Pizzi, 'lenzuolata' è stato usato anche per le esposizioni di lenzuola, come quella a cui ti riferisci, ma in questo caso direi che non c'è alcun collegamento...


----------



## pizzi

Necsus said:


> Pizzi, 'lenzuolata' è stato usato anche per le esposizioni di lenzuola, come quella a cui ti riferisci, ma in questo caso direi che non c'è alcun collegamento...


 
Infatti... citavo solo un precedente storico nell'uso del termine  Ciao


----------



## Wendell Murray

In inglese la parola avrebbe il significato "grab bag" come la definisce oetzi. Non conosco le proposte del ministro Bersani, ma cerco adesso quello che lui propone. L'uso del "grab bag" in inglese è quotidiano, si capisce subito cosa vuol dire. La parola "lenzuolata" è del tutto nuova a me, ma non sapevo se ha significato preciso o in genere o in questo contesto all'orecchio d'uno di madre lingua italiana.


----------



## rocamadour

pizzi said:


> C'è qualche attinenza con le lenzuola anti-smog di Legambiente?


 
Ciao pizzi! 
Intuizione parzialmente giusta... Io in effetti avevo interpretato il termine come una specie di "sbandierata" o esposizione di taze-bao, ma a dire la verità non mi ero presa la premura di approfondire l'origine del termine perché, oltre a non piacermi, non mi interessava molto.
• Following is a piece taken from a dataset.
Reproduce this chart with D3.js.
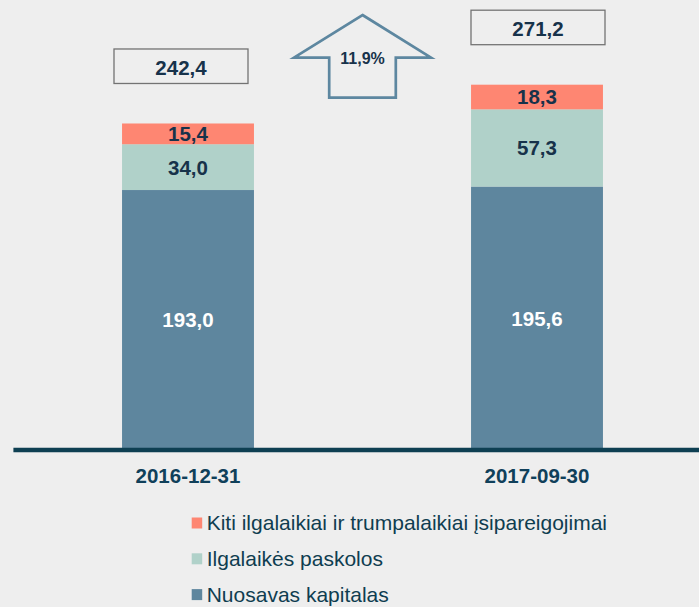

Ora invece, solleticata da WR , ho voluto approfondire e ho trovato questo:

http://www.adesso-online.de/CoCoCMS/generator/viewDocument.php?doc=20753


----------



## DrLindenbrock

Non so... io lo collego alle ultime elezioni politiche, e alle ultime elezioni per la provincia (o il comune, forse) di Messina, dove le schede elettorali erano molto grandi per contenere tutti i simboli e le liste che si presentavano, così da essere considerate (dai detrattori, soprattutto) vere e proprie lenzuola.
Per analogia, il "pacchetto" (tanto per rimanere sul gergo politico  ) Bersani sarebbe una lista così lunga di provvedimenti anche molto eterogenei tra loro che più che su un foglio entrerebbero meglio su un lenzuolo.
Be' stiamo a vedere se ci sono altre interpretazioni.
A presto


----------



## topomorto

Bersani ha apppena conferermato, in una intervista a "Le invasioni barbariche" , ad esser stato lui il primo ad utilizzare "lenzuolate" nel qualificare le sue stesse liberalizzazioni.
Complimenti ai frequentatori del forum!
Ciao,
Attro


----------



## DrLindenbrock

Grazie Topomorto!
Per caso, ha anche detto perché ha usato questo termine?
Ciao!


----------



## topomorto

No, il dialogo è andato così: Bersani ha descritto alcuni provvedimenti della finanziaria riferiti ad argomenti o a classi di lavoratori specifici per poi accomunare, definendoli "lenzuolate" i altre nortme introdotte con il decreto (convertito) sulle liberalizzazioni.
A quel punto la Bignardi ha interloquito chiedendogli chi avesse introdotto per primo il termine "Lenzuolate" ed il ministro, con una punta di orgoglio ha detto "io" ed allo stupore, lieve ma palese, dela conduttrice Bersani ha puntualizzato "Sì, non son sempre i giornalisti a coniare neologismi".
Ciao,
Attro
(auguri, già che è pasqua)


----------



## DrLindenbrock

Perfetto! Grazie e auguri!


----------



## pizzi

Necsus said:


> A Roma diremmo 'una carrettata'..!



Nella rassegna stampa su Radio Tre, Marco Tarquinio oggi ha detto: _una lenzuolata d'intercettazioni_. Ecco risorto, col significato romano-necsusiano, un termine che pareva negletto.


----------



## longplay

Mi chiedo se sia capitato a qualcuno di "giocare" a 'lenzuolate': se le lenzuola sono ben arrotolate, non feriscono gravemente, ma possono fare abbastanza male.
Una volta si diceva,p.es., "è arrivato con una lenzuolata (tovagliata) di patate...!" (forse anche romanesco).


----------



## RyanLnx

longplay said:


> Mi chiedo se sia capitato a qualcuno di "giocare" a 'lenzuolate': se le lenzuola sono ben arrotolate, non feriscono gravemente, ma possono fare abbastanza male.
> Una volta si diceva,p.es., "è arrivato con una lenzuolata (tovagliata) di patate...!" (forse anche romanesco).


Mai giocato, ma sentito molte volte. Chissà le mazzate!


----------



## pizzi

A volte ho l'impressione che parole terminanti in -ata -ate siano usate per definire genericamente grandi quantità: la paccata di miliardi, la carrettata di tasse, la vagonata di insulti, le lenzuolate di provvedimenti...


----------



## longplay

Non sempre, non sempre...Pizzi: a volte le "ate/a" sono faccende di 'QUALITA' (chiedo perdono).


----------